[begin Given entries]

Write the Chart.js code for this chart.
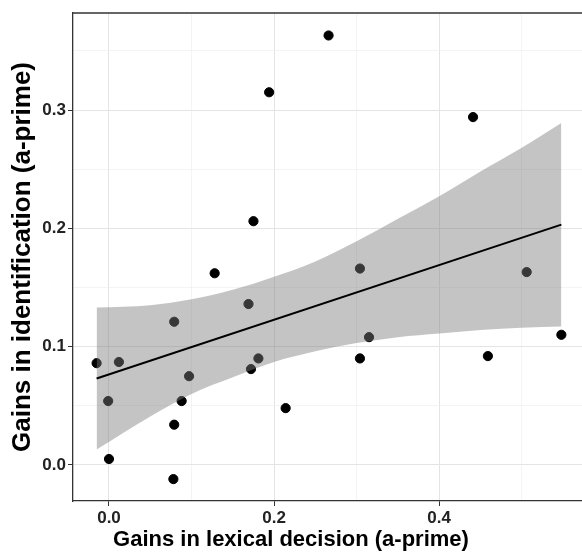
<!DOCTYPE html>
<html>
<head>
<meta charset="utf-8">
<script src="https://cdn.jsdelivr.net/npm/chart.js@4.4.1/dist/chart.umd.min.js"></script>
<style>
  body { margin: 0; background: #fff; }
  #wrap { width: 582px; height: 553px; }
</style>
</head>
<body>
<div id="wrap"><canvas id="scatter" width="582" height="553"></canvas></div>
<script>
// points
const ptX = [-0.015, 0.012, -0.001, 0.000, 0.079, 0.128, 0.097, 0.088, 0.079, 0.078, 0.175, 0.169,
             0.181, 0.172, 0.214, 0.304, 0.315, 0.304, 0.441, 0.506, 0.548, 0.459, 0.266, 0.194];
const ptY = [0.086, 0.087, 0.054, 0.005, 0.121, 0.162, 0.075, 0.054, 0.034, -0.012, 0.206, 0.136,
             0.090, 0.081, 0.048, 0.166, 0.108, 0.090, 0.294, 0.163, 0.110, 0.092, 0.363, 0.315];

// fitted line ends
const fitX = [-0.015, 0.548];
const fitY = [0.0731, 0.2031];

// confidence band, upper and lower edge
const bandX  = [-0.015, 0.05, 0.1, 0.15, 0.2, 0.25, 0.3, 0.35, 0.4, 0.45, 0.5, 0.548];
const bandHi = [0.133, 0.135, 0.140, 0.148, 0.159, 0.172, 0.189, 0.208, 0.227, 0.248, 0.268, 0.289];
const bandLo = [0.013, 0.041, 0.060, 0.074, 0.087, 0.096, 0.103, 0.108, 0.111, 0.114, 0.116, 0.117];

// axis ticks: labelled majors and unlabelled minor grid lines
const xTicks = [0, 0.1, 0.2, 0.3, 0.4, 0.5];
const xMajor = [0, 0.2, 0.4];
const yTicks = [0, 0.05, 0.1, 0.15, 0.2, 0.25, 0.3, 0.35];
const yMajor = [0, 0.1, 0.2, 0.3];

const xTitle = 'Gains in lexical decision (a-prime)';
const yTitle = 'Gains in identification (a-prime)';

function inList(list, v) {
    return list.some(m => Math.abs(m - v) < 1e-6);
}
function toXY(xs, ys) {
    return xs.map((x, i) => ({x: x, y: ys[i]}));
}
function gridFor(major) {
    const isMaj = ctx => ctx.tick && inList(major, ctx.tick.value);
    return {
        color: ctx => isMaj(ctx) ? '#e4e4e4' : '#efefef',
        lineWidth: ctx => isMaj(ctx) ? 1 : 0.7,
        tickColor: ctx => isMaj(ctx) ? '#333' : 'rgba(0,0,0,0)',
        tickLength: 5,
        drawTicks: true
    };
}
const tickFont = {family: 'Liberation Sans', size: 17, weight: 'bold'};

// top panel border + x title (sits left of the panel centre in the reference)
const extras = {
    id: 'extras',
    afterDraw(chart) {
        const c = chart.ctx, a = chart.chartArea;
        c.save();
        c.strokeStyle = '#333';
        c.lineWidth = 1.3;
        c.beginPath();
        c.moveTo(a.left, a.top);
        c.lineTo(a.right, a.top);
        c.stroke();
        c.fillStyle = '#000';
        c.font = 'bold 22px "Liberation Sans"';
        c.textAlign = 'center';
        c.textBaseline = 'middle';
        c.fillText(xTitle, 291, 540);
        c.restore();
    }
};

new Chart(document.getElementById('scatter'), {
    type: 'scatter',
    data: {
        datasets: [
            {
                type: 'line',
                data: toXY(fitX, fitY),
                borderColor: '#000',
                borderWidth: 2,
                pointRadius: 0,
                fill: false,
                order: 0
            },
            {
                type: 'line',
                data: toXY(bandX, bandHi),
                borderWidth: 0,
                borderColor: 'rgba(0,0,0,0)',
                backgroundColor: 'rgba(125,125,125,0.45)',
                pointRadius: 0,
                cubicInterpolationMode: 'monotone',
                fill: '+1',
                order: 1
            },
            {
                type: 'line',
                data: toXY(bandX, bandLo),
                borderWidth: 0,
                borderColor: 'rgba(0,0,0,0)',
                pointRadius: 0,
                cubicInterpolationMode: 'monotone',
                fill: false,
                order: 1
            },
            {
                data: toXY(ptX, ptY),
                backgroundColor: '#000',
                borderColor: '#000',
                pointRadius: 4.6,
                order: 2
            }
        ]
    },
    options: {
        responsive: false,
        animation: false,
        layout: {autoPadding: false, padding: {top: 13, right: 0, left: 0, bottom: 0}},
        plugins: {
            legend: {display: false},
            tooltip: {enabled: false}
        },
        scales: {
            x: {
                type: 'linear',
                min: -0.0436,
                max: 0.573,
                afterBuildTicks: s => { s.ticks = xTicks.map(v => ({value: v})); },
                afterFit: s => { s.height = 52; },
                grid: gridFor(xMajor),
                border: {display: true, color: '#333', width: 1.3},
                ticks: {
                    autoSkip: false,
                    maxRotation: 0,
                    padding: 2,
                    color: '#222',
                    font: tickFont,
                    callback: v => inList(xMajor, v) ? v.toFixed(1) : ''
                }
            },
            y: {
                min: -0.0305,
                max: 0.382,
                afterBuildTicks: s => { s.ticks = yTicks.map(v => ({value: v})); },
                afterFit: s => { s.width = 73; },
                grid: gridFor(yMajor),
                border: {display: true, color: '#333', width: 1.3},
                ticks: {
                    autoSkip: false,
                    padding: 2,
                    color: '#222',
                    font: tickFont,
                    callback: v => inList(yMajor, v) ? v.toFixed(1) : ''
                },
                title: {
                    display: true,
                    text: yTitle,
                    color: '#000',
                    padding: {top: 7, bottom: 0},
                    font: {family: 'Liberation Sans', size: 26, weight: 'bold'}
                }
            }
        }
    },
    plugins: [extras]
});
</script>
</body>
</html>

[end Given entries]
[begin Given entries]

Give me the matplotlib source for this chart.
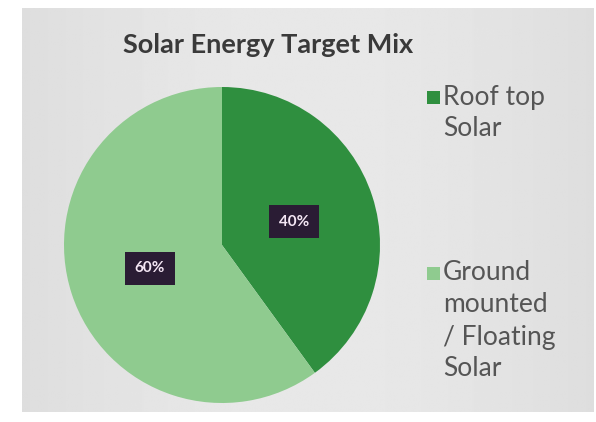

[end Given entries]

Lines containing the string "this" should be counted; reply with their number and nothing more.

Answer to the exercise - 2